Compiler errors and pitfalls
Trying to share Rc across threads triggers a trait bound error. The compiler complains that Rc does not implement Send. This is a hard error. The compiler protects you from data races. Rc uses non-atomic counters. Two threads incrementing the counter at the same time can corrupt the count. Arc fixes this with atomics. If you see E0277 (trait bound not satisfied) mentioning Send and Rc, switch to Arc.
If you try to mutate a value inside an Arc, you hit a wall. Arc<T> gives you shared references, not mutable ones. You cannot change the data through an Arc. You need Arc<Mutex<T>> for shared mutation. If you try to assign to a field behind an Arc, the compiler rejects it with a "cannot assign" error. Wrap the inner type in Mutex.
Box behaves like a normal value for ownership. Moving a Box transfers ownership. Using the old variable name after the move triggers E0382 (use of moved value). The data is gone from that variable. This is the same error you get with any owned type. Box doesn't change the ownership rules; it just moves the data to the heap. If you need to use the data after moving it, clone it first, or pass a reference.

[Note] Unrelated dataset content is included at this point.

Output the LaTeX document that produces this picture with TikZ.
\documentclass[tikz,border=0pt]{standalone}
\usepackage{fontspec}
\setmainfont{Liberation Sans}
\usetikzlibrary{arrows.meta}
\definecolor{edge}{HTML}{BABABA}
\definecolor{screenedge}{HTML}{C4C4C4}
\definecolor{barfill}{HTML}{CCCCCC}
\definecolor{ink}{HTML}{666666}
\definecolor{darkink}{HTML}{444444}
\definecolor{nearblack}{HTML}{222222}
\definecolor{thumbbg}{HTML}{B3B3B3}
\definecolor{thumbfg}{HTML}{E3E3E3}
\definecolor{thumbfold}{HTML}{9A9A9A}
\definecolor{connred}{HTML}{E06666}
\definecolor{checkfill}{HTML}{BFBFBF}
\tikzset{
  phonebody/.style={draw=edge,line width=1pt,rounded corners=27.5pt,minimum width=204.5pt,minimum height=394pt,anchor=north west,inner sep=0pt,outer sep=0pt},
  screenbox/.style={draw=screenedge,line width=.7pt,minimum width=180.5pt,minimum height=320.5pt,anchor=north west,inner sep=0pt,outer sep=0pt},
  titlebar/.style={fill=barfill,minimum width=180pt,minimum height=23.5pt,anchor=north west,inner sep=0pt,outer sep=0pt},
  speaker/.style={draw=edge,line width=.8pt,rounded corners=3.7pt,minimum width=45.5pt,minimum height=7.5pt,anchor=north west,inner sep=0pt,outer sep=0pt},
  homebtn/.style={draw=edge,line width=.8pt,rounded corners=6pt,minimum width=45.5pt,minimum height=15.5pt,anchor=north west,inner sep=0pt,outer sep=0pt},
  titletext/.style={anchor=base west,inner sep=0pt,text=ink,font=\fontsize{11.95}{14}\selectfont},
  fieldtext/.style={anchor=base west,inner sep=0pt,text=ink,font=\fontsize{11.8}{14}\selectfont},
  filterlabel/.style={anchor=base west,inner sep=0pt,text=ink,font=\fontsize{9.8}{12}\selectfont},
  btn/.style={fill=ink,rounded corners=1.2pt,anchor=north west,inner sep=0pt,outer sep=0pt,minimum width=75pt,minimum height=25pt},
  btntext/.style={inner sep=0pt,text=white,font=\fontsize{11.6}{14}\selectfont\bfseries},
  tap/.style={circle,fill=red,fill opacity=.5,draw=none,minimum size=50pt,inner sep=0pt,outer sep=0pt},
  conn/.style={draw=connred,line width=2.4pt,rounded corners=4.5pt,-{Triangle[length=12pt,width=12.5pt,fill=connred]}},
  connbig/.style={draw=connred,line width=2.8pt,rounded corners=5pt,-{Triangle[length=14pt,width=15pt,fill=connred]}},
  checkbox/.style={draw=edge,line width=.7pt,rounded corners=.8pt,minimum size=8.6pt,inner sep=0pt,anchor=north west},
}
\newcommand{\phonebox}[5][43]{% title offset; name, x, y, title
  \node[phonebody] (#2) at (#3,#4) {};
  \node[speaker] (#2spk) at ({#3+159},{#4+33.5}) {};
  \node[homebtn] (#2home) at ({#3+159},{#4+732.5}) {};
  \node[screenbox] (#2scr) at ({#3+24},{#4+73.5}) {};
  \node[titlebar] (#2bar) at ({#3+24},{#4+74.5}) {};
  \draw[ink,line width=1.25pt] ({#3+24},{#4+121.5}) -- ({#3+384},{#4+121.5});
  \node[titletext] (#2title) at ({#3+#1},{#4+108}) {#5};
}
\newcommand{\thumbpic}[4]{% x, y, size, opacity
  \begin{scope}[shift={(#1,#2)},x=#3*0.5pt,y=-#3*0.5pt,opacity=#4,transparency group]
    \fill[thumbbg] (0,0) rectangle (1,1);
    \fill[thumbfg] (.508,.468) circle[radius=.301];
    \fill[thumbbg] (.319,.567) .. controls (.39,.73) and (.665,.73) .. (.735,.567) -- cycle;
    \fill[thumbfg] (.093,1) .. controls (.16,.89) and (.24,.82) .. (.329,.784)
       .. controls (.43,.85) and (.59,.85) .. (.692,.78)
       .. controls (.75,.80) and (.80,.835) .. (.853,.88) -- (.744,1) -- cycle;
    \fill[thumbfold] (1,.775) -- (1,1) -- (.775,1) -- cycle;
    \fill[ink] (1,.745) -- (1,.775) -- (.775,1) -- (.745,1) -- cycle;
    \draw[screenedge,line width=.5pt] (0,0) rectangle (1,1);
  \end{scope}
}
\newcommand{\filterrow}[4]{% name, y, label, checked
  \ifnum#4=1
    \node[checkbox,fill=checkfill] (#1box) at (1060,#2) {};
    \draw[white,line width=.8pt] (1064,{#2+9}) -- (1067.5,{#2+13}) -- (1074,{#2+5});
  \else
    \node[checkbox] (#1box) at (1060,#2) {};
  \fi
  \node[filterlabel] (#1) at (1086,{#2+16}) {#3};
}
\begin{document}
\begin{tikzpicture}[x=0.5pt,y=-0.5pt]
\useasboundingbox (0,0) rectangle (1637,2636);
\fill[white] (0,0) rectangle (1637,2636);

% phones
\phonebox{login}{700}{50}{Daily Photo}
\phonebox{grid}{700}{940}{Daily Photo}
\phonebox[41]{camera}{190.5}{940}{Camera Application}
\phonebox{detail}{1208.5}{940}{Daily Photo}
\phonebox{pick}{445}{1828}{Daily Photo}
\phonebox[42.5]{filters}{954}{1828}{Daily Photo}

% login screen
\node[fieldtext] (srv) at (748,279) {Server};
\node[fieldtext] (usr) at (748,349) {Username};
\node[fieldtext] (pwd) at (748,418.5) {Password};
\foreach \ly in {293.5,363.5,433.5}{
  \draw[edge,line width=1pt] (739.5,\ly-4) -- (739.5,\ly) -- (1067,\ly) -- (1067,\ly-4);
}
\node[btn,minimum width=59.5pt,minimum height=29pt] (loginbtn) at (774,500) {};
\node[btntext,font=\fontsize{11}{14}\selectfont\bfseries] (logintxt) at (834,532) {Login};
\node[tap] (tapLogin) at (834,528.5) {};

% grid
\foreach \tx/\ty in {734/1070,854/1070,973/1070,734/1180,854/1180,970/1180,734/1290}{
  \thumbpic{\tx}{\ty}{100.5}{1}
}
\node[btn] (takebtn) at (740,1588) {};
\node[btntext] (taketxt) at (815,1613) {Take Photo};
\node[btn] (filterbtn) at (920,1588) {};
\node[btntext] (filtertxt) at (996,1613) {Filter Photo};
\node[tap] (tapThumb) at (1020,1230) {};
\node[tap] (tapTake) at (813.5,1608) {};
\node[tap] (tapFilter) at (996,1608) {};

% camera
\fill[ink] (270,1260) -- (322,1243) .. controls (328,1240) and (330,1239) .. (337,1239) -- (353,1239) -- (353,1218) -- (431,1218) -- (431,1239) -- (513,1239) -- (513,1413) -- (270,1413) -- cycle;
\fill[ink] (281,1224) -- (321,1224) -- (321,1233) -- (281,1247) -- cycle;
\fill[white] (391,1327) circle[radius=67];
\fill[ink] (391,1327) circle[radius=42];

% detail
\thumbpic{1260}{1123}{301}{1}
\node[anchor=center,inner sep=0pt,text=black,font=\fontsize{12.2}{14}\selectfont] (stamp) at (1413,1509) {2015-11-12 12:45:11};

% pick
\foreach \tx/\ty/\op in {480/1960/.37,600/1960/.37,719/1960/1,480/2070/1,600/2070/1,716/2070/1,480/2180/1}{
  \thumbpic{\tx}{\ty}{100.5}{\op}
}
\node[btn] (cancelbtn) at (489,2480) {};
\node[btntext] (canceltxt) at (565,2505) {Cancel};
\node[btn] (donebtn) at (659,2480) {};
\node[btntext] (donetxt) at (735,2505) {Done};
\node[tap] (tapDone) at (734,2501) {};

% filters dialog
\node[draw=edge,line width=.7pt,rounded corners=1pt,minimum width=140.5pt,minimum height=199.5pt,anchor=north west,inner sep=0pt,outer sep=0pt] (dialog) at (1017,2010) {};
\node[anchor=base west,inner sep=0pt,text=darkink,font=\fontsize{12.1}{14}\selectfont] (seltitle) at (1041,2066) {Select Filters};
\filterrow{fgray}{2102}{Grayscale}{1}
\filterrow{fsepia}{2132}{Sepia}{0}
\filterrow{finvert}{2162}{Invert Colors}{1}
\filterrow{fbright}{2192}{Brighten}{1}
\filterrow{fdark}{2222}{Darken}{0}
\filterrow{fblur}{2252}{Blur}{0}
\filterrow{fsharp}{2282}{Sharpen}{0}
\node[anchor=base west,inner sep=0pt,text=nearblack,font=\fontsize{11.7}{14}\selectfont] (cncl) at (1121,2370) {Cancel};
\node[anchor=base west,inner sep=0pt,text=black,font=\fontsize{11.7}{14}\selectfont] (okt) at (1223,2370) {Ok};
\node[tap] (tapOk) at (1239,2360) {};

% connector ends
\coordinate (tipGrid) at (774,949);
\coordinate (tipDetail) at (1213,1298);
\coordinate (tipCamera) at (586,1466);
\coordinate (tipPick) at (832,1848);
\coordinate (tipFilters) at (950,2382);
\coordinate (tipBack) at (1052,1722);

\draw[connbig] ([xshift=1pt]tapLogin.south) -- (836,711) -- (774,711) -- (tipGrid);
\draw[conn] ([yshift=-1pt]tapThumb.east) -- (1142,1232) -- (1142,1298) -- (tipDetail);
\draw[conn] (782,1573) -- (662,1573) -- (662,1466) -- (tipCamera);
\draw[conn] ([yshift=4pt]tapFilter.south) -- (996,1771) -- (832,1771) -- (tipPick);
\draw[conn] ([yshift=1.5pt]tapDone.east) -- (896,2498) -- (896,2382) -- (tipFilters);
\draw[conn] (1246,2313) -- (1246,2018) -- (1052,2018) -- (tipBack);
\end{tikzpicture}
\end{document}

The compiler blocks Rc in threads to save you from silent memory corruption. Trust the error. Switch to Arc.
Decision matrix
Use Box<T> when you have a single owner and the data is large or has a dynamic size. Use Box<T> when you need to store a trait object like Box<dyn Trait> because the compiler requires a known size for the pointer. Use Rc<T> when multiple parts of your single-threaded code need to share ownership of the same data. Use Rc<T> for graph structures, UI trees, or caches where ownership is distributed. Use Arc<T> when you need to share data across multiple threads. Use Arc<T> when the data is read-only and shared, or when combined with Mutex for shared mutation. Use Arc<T> only when threading requires it; Arc carries an atomic performance cost that Rc avoids.
Start with Box. Reach for Rc when ownership splits. Reach for Arc when threads join the party. Never pay for atomics you don't need.